A patent infringement suit brought against a multinational election technology company for bidding on a Los Angeles voting project can go forward, a federal court ruled.
Election Systems & Software LLC sued London-based Smartmatic USA Corp. for allegedly committing an infringing act by submitting a proposal to implement and support voting machine services in Los Angeles County. The decision highlights the question of how much a plaintiff has to allege in order to pursue patent infringement claims.
U.S. District Judge Richard G. Andrews of the District of Delaware March 6 rejected Smartmatic’s motion to dismiss, saying Election Systems “has pleaded sufficient facts that the final design would plausibly be infringing based upon Los Angeles County’s requested features.”

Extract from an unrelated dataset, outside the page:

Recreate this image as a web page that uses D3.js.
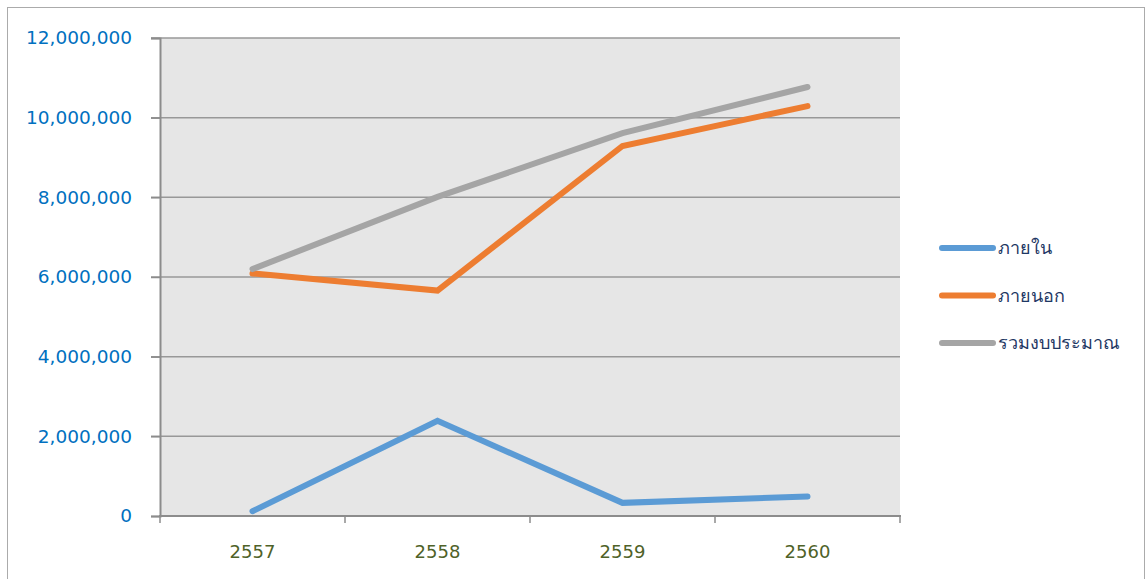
<!DOCTYPE html>
<html>
<head>
<meta charset="utf-8">
<script src="https://cdn.jsdelivr.net/npm/d3@7"></script>
<style>
  html, body { margin: 0; padding: 0; background: #fff; }
  svg { display: block; }
</style>
</head>
<body>
<svg id="chart" width="1146" height="579"></svg>
<script>
// Fiscal years (Buddhist era)
const years = ["2557", "2558", "2559", "2560"];
// Budget series, baht
const internalBudget = [120000, 2390000, 330000, 490000];
const externalBudget = [6090000, 5660000, 9290000, 10290000];
const totalBudget = [6200000, 8010000, 9610000, 10770000];
const seriesNames = ["ภายใน", "ภายนอก", "รวมงบประมาณ"];
const yTicks = [0, 2000000, 4000000, 6000000, 8000000, 10000000, 12000000];

const series = [
  { name: seriesNames[0], values: internalBudget, color: "#5B9BD5" },
  { name: seriesNames[1], values: externalBudget, color: "#ED7D31" },
  { name: seriesNames[2], values: totalBudget, color: "#A5A5A5" }
];

const svg = d3.select("#chart");
const plot = { left: 160, right: 900, top: 38, bottom: 516 };

// outer frame
svg.append("rect")
  .attr("x", 7.5).attr("y", 7.5)
  .attr("width", 1137).attr("height", 600)
  .attr("fill", "#fff")
  .attr("stroke", "#ababab").attr("stroke-width", 1);

const x = d3.scaleBand().domain(years).range([plot.left, plot.right]);
const y = d3.scaleLinear().domain([0, 12000000]).range([plot.bottom, plot.top]);

// plot background
svg.append("rect")
  .attr("x", plot.left).attr("y", plot.top)
  .attr("width", plot.right - plot.left).attr("height", plot.bottom - plot.top)
  .attr("fill", "#E6E6E6");

// horizontal gridlines
svg.append("g").selectAll("line").data(yTicks.filter(d => d > 0)).join("line")
  .attr("x1", plot.left - 9).attr("x2", plot.right)
  .attr("y1", d => y(d)).attr("y2", d => y(d))
  .attr("stroke", "#989898").attr("stroke-width", 1.5);

// y axis
const yAxis = svg.append("g")
  .attr("transform", `translate(${plot.left},0)`)
  .call(d3.axisLeft(y).tickValues(yTicks).tickSize(9).tickPadding(19)
    .tickFormat(d3.format(",")));
yAxis.select(".domain").attr("stroke", "#8c8c8c").attr("stroke-width", 2);
yAxis.selectAll(".tick line").attr("stroke", "#8c8c8c").attr("stroke-width", 1.5);
yAxis.selectAll("text")
  .attr("fill", "#0070C0")
  .style("font-family", "Tahoma, 'DejaVu Sans', sans-serif")
  .style("font-size", "18.5px");

// x axis with ticks at category boundaries
const xAxis = svg.append("g")
  .attr("transform", `translate(0,${plot.bottom})`)
  .call(d3.axisBottom(x).tickSize(0).tickPadding(29));
xAxis.select(".domain").remove();
xAxis.selectAll("text")
  .attr("fill", "#4F6228")
  .style("font-family", "Tahoma, 'DejaVu Sans', sans-serif")
  .style("font-size", "18px");
const bounds = years.map(d => x(d)).concat([x(years[years.length - 1]) + x.bandwidth()]);
svg.append("line")
  .attr("x1", plot.left - 1).attr("x2", plot.right + 1)
  .attr("y1", plot.bottom).attr("y2", plot.bottom)
  .attr("stroke", "#8c8c8c").attr("stroke-width", 2);
svg.append("g").selectAll("line").data(bounds).join("line")
  .attr("x1", d => d).attr("x2", d => d)
  .attr("y1", plot.bottom).attr("y2", plot.bottom + 7)
  .attr("stroke", "#8c8c8c").attr("stroke-width", 1.5);

// series lines
const line = d3.line()
  .x((d, i) => x(years[i]) + x.bandwidth() / 2)
  .y(d => y(d));
svg.append("g").selectAll("path").data(series).join("path")
  .attr("d", d => line(d.values))
  .attr("fill", "none")
  .attr("stroke", d => d.color)
  .attr("stroke-width", 6)
  .attr("stroke-linecap", "round")
  .attr("stroke-linejoin", "miter");

// legend
const legend = svg.append("g").selectAll("g").data(series).join("g")
  .attr("transform", (d, i) => `translate(942,${248 + i * 47.5})`);
legend.append("line")
  .attr("x1", 0).attr("x2", 51)
  .attr("stroke", d => d.color)
  .attr("stroke-width", 6)
  .attr("stroke-linecap", "round");
legend.append("text")
  .attr("x", 56).attr("y", 0).attr("dy", "0.35em")
  .attr("fill", "#1F3864")
  .style("font-family", "Tahoma, 'DejaVu Sans', 'Noto Sans', sans-serif")
  .style("font-size", "18px")
  .text(d => d.name);
</script>
</body>
</html>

Smartmatic said the lawsuit “consists of a series of legal conclusions devoid of relevant actual support, and, consequentially devoid of the required plausibility to support a claim of patent infringement.”
But Andrews said that the U.S. Court of Appeals for the Federal Circuit has touched on patent infringement complaint sufficiency several times. He pointed to the appeals court’s 2018 decision in Disc Disease Solutions Inc. v. VGH Solutions, Inc. In that case, the Federal Circuit split with the lower court, writing that Disc Disease adequately demonstrated infringement by merely noting two specific VGH products met each element of at least a single claim.
The Federal Circuit said that Disc Disease’s allegations were “sufficient under the plausibility standard” of the Supreme Court’s Bell Atlantic. Corp. v. Twombly and Ashcroft v. Iqbal decisions.
“It seems apparent to me that the court’s view is that very little is required in order to plead a claim of patent infringement,” Andrews said, referring to the Federal Circuit. Election Systems “has pleaded sufficient facts that the final design would plausibly be infringing based upon Los Angeles County’s requested feature.”
After Smartmatic won the LA bid, Election Systems sued, alleging that documents obtained via an information request, despite LA County’s exclusion of those believed to contain trade secrets, and the county’s submission specifications led it to believe Smartmatic’s offer would infringe two of its patents.
The proposal itself was an infringing act, Election Systems claimed, because in it Smartmatic proposed using a “ballot marking device” that would have infringed its patent.
DLA Piper is representing Smartmatic, while attorneys from Rogowski Law and Stinson Leonard Street LLP are representing Election Systems. The firms didn’t immediately respond to Bloomberg Law’s requests for comment.